3. Wenn die im Rechtsbeschwerdeverfahren vorgetragene Behauptung der Antragstellerin zutreffen sollte, bei der Neuwahl des Betriebsrats am 16. März 1987 sei die Gruppe der zwei Angestellten wiederum mit der Begründung nicht berücksichtigt worden, sie könne keinen wirksamen Wahlvorschlag einreichen, bleibt dadurch das Rechtsschutzinteresse der Antragstellern für das vorliegende Verfahren nicht erhalten. Denn deren Antrag bezieht sich allein auf die Anfechtbarkeit der Wahl von 1984. Die Rechtmäßigkeit des Wahlverfahrens von 1987 kann nur in einem gesonderten Beschlußverfahren geltend gemacht werden. In diesem Verfahren könnte gegebenenfalls ein neben dem den konkreten Vorgang betreffenden Antrag im Wege der Antragshäufung ein weiterer, allgemein gehaltener Antrag gestellt werden, der geeignet ist, die hinter dem konkreten Vorgang stehende betriebsverfassungsrechtliche Streitfrage unabhängig von der zwischenzeitlich verstrichenen Zeit generell zu klären. Allerdings bedarf es insoweit eines besonderen Rechtsschutzbedürfnisses (vgl. BAGE 39, 259, 267, 268).

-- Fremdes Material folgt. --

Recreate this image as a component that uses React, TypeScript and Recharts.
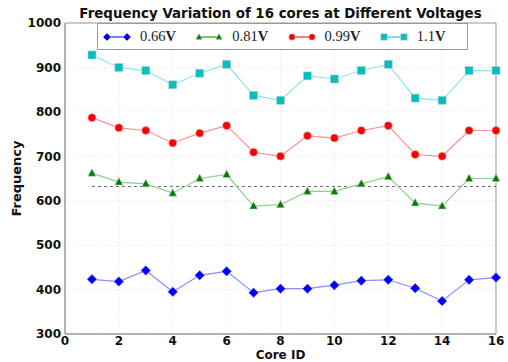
import React from "react"
import {
  LineChart,
  Line,
  XAxis,
  YAxis,
  CartesianGrid,
  ReferenceLine,
  ReferenceArea,
  Label,
} from "recharts"

// core ids 1..16
const cores = [1, 2, 3, 4, 5, 6, 7, 8, 9, 10, 11, 12, 13, 14, 15, 16]
const v066 = [423, 418, 443, 395, 432, 441, 393, 402, 402, 410, 420, 422, 403, 374, 422, 427]
const v081 = [662, 642, 638, 617, 650, 659, 588, 591, 621, 621, 638, 654, 595, 588, 650, 650]
const v099 = [787, 764, 758, 730, 752, 769, 709, 700, 746, 741, 758, 769, 704, 700, 758, 758]
const v110 = [928, 900, 893, 861, 887, 907, 837, 826, 881, 874, 893, 907, 831, 826, 893, 893]
const threshold = 632

const xTicks = [0, 2, 4, 6, 8, 10, 12, 14, 16]
const yTicks = [300, 400, 500, 600, 700, 800, 900, 1000]

const series = [
  { key: "v066", label: "0.66", line: "#8c8cff", mark: "#0000ff", shape: "diamond" },
  { key: "v081", label: "0.81", line: "#8fd08f", mark: "#007f00", shape: "triangle" },
  { key: "v099", label: "0.99", line: "#ff9090", mark: "#ff0000", shape: "circle" },
  { key: "v110", label: "1.1", line: "#90e6e6", mark: "#00bfbf", shape: "square" },
]

const data = cores.map((c, i) => ({
  core: c,
  v066: v066[i],
  v081: v081[i],
  v099: v099[i],
  v110: v110[i],
}))

const FONT = "'DejaVu Sans', sans-serif"

function Marker({ cx, cy, shape, color, s = 1 }: any) {
  if (cx == null || cy == null) return null
  const edge = "rgba(200,200,200,0.7)"
  if (shape === "diamond")
    return <polygon points={`${cx},${cy - 5 * s} ${cx + 5 * s},${cy} ${cx},${cy + 5 * s} ${cx - 5 * s},${cy}`} fill={color} stroke={edge} strokeWidth={0.8} />
  if (shape === "triangle")
    return <polygon points={`${cx},${cy - 4.5 * s} ${cx + 4 * s},${cy + 3 * s} ${cx - 4 * s},${cy + 3 * s}`} fill={color} stroke={edge} strokeWidth={0.8} />
  if (shape === "circle") return <circle cx={cx} cy={cy} r={4 * s} fill={color} stroke={edge} strokeWidth={0.8} />
  return <rect x={cx - 4 * s} y={cy - 4 * s} width={8 * s} height={8 * s} fill={color} stroke={edge} strokeWidth={0.8} />
}

function LegendBox() {
  return (
    <div
      style={{
        position: "absolute",
        top: 23,
        left: 97,
        width: 371,
        height: 27,
        border: "1px solid #999",
        background: "#fff",
        display: "flex",
        alignItems: "center",
        boxSizing: "border-box",
        fontFamily: "'Liberation Serif', serif",
        fontSize: 14.5,
      }}
    >
      {series.map((s) => (
        <div key={s.key} style={{ display: "flex", alignItems: "center", marginLeft: 5, width: 93 }}>
          <svg width={28} height={12}>
            <line x1={3} y1={6} x2={25} y2={6} stroke={s.mark} strokeWidth={1} />
            <Marker cx={4} cy={6} shape={s.shape} color={s.mark} s={0.8} />
            <Marker cx={24} cy={6} shape={s.shape} color={s.mark} s={0.8} />
          </svg>
          <span style={{ marginLeft: 9, color: "#222" }}>
            {s.label}
            <b>V</b>
          </span>
        </div>
      ))}
    </div>
  )
}

export default function App() {
  return (
    <div style={{ position: "absolute", left: 0, top: 0, width: 508, height: 362, background: "#fff" }}>
      <LineChart width={508} height={362} data={data} margin={{ top: 23, right: 12, bottom: 0, left: 0 }}>
        <CartesianGrid stroke="#e4e4e4" strokeDasharray="1 2" />
        <XAxis
          dataKey="core"
          type="number"
          domain={[0, 16]}
          ticks={xTicks}
          height={28}
          tickSize={0}
          tickMargin={2}
          stroke="#999"
          tick={{ fill: "#111", fontFamily: FONT, fontWeight: "bold", fontSize: 12 }}
        >
          <Label value="Core ID" position="bottom" offset={-12} style={{ fill: "#111", fontFamily: FONT, fontWeight: "bold", fontSize: 12 }} />
        </XAxis>
        <YAxis
          type="number"
          domain={[300, 1000]}
          ticks={yTicks}
          width={65}
          tickSize={0}
          tickMargin={4}
          stroke="#999"
          tick={{ fill: "#111", fontFamily: FONT, fontWeight: "bold", fontSize: 12 }}
        >
          <Label
            value="Frequency"
            angle={-90}
            position="insideLeft"
            offset={16}
            style={{ fill: "#111", fontFamily: FONT, fontWeight: "bold", fontSize: 13, textAnchor: "middle" }}
          />
        </YAxis>
        <ReferenceArea x1={0} x2={16} y1={300} y2={1000} fill="none" stroke="#999" strokeWidth={1} />
        <ReferenceLine
          segment={[
            { x: 1, y: threshold },
            { x: 16, y: threshold },
          ]}
          stroke="#444"
          strokeDasharray="3 3"
          strokeWidth={0.8}
        />
        {series.map((s) => (
          <Line
            key={s.key}
            dataKey={s.key}
            type="linear"
            stroke={s.line}
            strokeWidth={1.2}
            isAnimationActive={false}
            dot={(p: any) => <Marker key={`${s.key}-${p.index}`} cx={p.cx} cy={p.cy} shape={s.shape} color={s.mark} />}
            activeDot={false}
          />
        ))}
      </LineChart>
      <div
        style={{
          position: "absolute",
          left: 65,
          width: 431,
          top: 6,
          textAlign: "center",
          fontFamily: FONT,
          fontWeight: "bold",
          fontSize: 13.4,
          color: "#111",
        }}
      >
        Frequency Variation of 16 cores at Different Voltages
      </div>
      <LegendBox />
    </div>
  )
}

4. Da die Antragstellerin aus der veränderten Tatsachenlage keine prozessualen Konsequenzen gezogen hat und anstelle der gebotenen Erledigungserklärung nach den §§ 95, 83 a Abs. 1 und 2 ArbGG ihren ursprünglichen Antrag aufrechterhalten hat, war der unzulässig gewordene Antrag unter Aufhebung der vorinstanzlichen Entscheidungen abzuweisen, ohne daß der Senat zu den von den Beteiligten erörterten materiellen Rechtsfragen Stellung zu nehmen hat.